Soy Ploy?
Taken from a page of Rick’s book: “Misled”
Many people concerned about the ill effects of meat and dairy products have resulted to eating soy products as a “healthy” alternative. Moreover, Soy advocates are quick to claim that it is high in protein, free of cholesterol, and very low in fat. However, they may omit that many of these products are made from unfermented, over-processed soy and that eating large quantities of these products may actually cause negative health ramifications.
However, before we continue, let’s clarify the differences between the two types of soy products. Soy can be classified into two categories: UNFERMENTED and FERMENTED. The former soy products include fresh soybeans, soy nuts, soymilk, tofu, and tons of other products lined side by side of each other in supermarkets shelves. The latter can be found in tempeh, miso, natta, and shoya tamari products. So what is fermentation? It is a process that allows food’s own living enzymes to be used as pre-digestion of the food before you eat it.
The critics of unfermented soy products claim that if you look at soy from a historical point you will find that soybeans were traditionally used in agriculture for crop rotation because they replenished lost nitrogen in the soil. However, there is no historical indication that soybeans were routinely eaten for food until the fermentation processes was developed around 440 BC. Today unfermented soy products are eaten on a daily basis in large quantities, and have been accused of causing many health problems from thyroid deficiencies to cancer.
The biggest concern containing these accusations is that soybeans contain phytates, an organic acid that prevents the uptake of needed minerals. Minerals that include calcium, magnesium, iron, and especially zinc. In actuality soybeans contain more phytates than any other grain, bean, or plant. So, a vegetarian diet that relies mainly on unfermented soy products (as a lot of health conscious Americans do) may, unbeknownst to them, be placing them selves in a situation of serious zinc deficiency. Zinc is imperative for the brain, nervous system, and immune system. Furthermore, it is in over 300 enzymatic activities, including the production of white blood cells, release of insulin in the pancreas, the production of sperm, fetal development, and protection from heavy metal poisoning.
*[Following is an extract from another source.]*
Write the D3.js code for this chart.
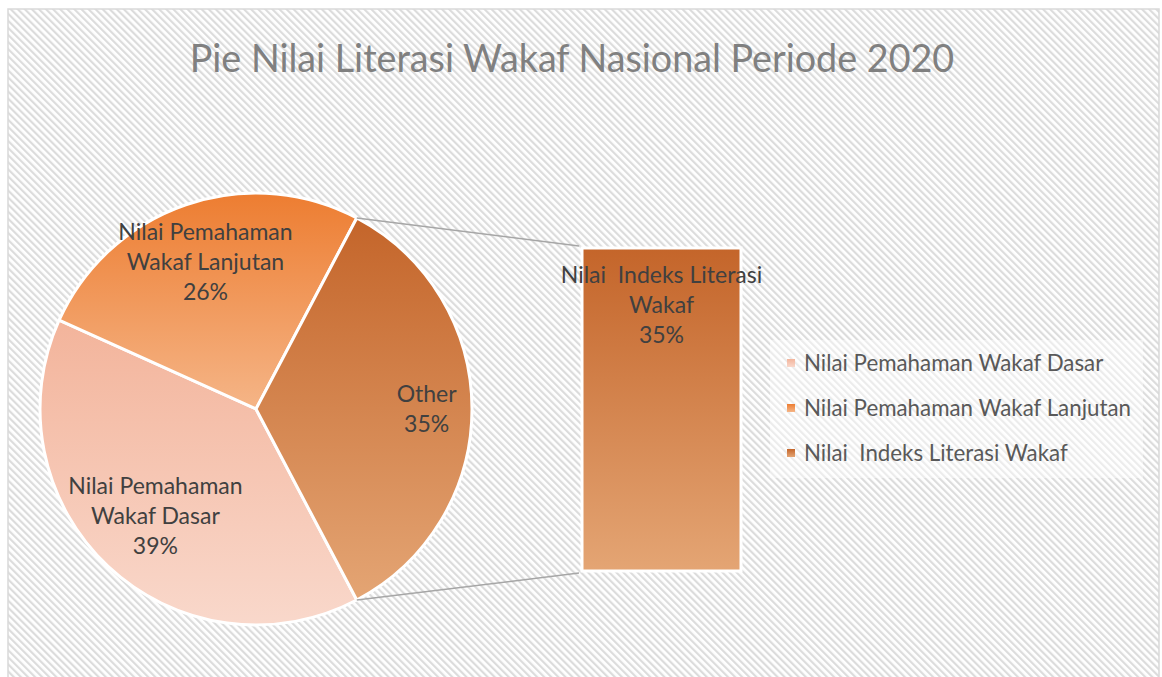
<!DOCTYPE html>
<html>
<head>
<meta charset="utf-8">
<script src="https://cdn.jsdelivr.net/npm/d3@7"></script>
<style>
html,body{margin:0;padding:0;background:#fff;}
svg{display:block;}
</style>
</head>
<body>
<svg id="chart" width="1162" height="677"></svg>
<script>
// ---- data ----
const categories = ["Nilai Pemahaman Wakaf Dasar", "Nilai Pemahaman Wakaf Lanjutan", "Nilai  Indeks Literasi Wakaf"];
const values = [57.67, 37.97, 50.48];
const pieLabels = [["Nilai Pemahaman", "Wakaf Dasar"], ["Nilai Pemahaman", "Wakaf Lanjutan"], ["Other"]];
const barLabel = ["Nilai  Indeks Literasi", "Wakaf"];
const title = "Pie Nilai Literasi Wakaf Nasional Periode 2020";

// ---- styles ----
const gradTop = ["#F3B49B", "#ED7D31", "#C4652A"];
const gradBot = ["#F9D8CB", "#F5B587", "#E4A574"];

const svg = d3.select("#chart");
const W = 1162, H = 677;
const defs = svg.append("defs");

const pat = defs.append("pattern").attr("id", "hatch")
  .attr("patternUnits", "userSpaceOnUse").attr("width", 5).attr("height", 5)
  .attr("patternTransform", "rotate(-45)");
pat.append("rect").attr("width", 5).attr("height", 5).attr("fill", "#ffffff");
pat.append("rect").attr("x", 0).attr("y", 0).attr("width", 2.2).attr("height", 5).attr("fill", "#DCDCDC");

categories.forEach((c, i) => {
  const g = defs.append("linearGradient").attr("id", "g" + i)
    .attr("x1", 0).attr("y1", 0).attr("x2", 0).attr("y2", 1);
  g.append("stop").attr("offset", "0%").attr("stop-color", gradTop[i]);
  g.append("stop").attr("offset", "100%").attr("stop-color", gradBot[i]);
});

// background
svg.append("rect").attr("width", W).attr("height", H).attr("fill", "#fff");
svg.append("rect").attr("x", 8).attr("y", 9).attr("width", 1151).attr("height", 690)
  .attr("fill", "url(#hatch)").attr("stroke", "#D9D9D9").attr("stroke-width", 1.5);

// title
svg.append("text").attr("x", 572).attr("y", 72).attr("text-anchor", "middle")
  .attr("font-family", "Lato").attr("font-weight", 400).attr("font-size", 37.7)
  .attr("fill", "#808080").text(title);

// pie
const cx = 256, cy = 409, R = 216;
const total = d3.sum(values);
const otherFrac = values[2] / total;
const pie = d3.pie().sort(null).value(d => d)
  .startAngle(Math.PI / 2 + Math.PI * otherFrac)
  .endAngle(Math.PI / 2 + Math.PI * otherFrac + 2 * Math.PI);
const arcs = pie(values);
const arc = d3.arc().innerRadius(0).outerRadius(R);
const gPie = svg.append("g").attr("transform", `translate(${cx},${cy})`);
gPie.selectAll("path").data(arcs).join("path")
  .attr("d", arc).attr("fill", (d, i) => `url(#g${i})`)
  .attr("stroke", "#fff").attr("stroke-width", 3).attr("stroke-linejoin", "round");

const pct = d3.format(".0%");
const labelFactor = [0.68, 0.72, 0.79];
const lh = 30;
arcs.forEach((a, i) => {
  const la = d3.arc().innerRadius(R * labelFactor[i]).outerRadius(R * labelFactor[i]);
  const [lx, ly] = la.centroid(a);
  const lines = pieLabels[i].concat([pct(a.value / total)]);
  const t = gPie.append("text").attr("text-anchor", "middle")
    .attr("font-family", "Lato").attr("font-size", 23).attr("fill", "#404040");
  lines.forEach((s, k) => {
    t.append("tspan").attr("x", lx).attr("y", ly + (k - (lines.length - 1) / 2) * lh + 8).text(s);
  });
});

// bar of pie
const bx0 = 582, bx1 = 741, bTop = 248, bBot = 571;
const y = d3.scaleLinear().domain([0, values[2]]).range([bBot, bTop]);
const x = d3.scaleBand().domain([categories[2]]).range([bx0, bx1]).padding(0);
svg.append("rect").attr("x", x(categories[2])).attr("y", y(values[2]))
  .attr("width", x.bandwidth()).attr("height", y(0) - y(values[2]))
  .attr("fill", "url(#g2)").attr("stroke", "#fff").attr("stroke-width", 3);

// connectors
const a2 = arcs[2];
const p1 = [cx + R * Math.sin(a2.startAngle), cy - R * Math.cos(a2.startAngle)];
const p2 = [cx + R * Math.sin(a2.endAngle), cy - R * Math.cos(a2.endAngle)];
svg.append("line").attr("x1", p1[0]).attr("y1", p1[1]).attr("x2", bx0 - 3).attr("y2", y(values[2]) - 2)
  .attr("stroke", "#A6A6A6").attr("stroke-width", 1.5);
svg.append("line").attr("x1", p2[0]).attr("y1", p2[1]).attr("x2", bx0 - 3).attr("y2", y(0) + 2)
  .attr("stroke", "#A6A6A6").attr("stroke-width", 1.5);

const bl = barLabel.concat([pct(values[2] / total)]);
const bt = svg.append("text").attr("text-anchor", "middle")
  .attr("font-family", "Lato").attr("font-size", 23).attr("fill", "#404040")
  .style("white-space", "pre");
bl.forEach((s, k) => {
  bt.append("tspan").attr("x", (bx0 + bx1) / 2).attr("y", 283 + k * lh)
    .style("white-space", "pre").text(s);
});

// legend
const lg = svg.append("g");
lg.append("rect").attr("x", 770).attr("y", 340).attr("width", 373).attr("height", 138)
  .attr("fill", "#fff").attr("fill-opacity", 0.45);
categories.forEach((c, i) => {
  const yy = 363 + i * 45;
  lg.append("rect").attr("x", 787).attr("y", yy - 4).attr("width", 8).attr("height", 8)
    .attr("fill", `url(#g${i})`);
  lg.append("text").attr("x", 804).attr("y", yy + 8)
    .attr("font-family", "Lato").attr("font-size", 22.3).attr("fill", "#595959")
    .style("white-space", "pre").text(c);
});
</script>
</body>
</html>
Nutrional experts tell us that fermenting soybeans is the most significant way to reduce their phytate concentration to avoid depleting minerals. Moreover, the process of fermentation enhances our body’s abilities to absorb protein and generate compounds that inhibit tumor growth and significantly stimulate the immune system.
Advocates of the soy industry claim that these accusations against unfermented soy products are part of a scheme thrown about by the dairy industry to instigate and encourage declining sales. Moreover, they adamantly deduce that thier products are safe and healthy for our bodies.
It all boils down to this. Comparing Asians to Americans, Americans tend to eat significantly higher amount of soy products (unfermented and-or fermented), and in my opinion, many questions still need to be answered about Soy products to presuppose that it is nutritious to consume in large quantities, and especially on a day to day basis.
Many research studies lead ust to believe that fermented soy products that I’ve mentioned in this article are of nutritional value to our bodies. However, there are studies that show the opposite. With that being said, I do believe that we should use these products in moderation until we have more questions answered about the true nutritional values of these products.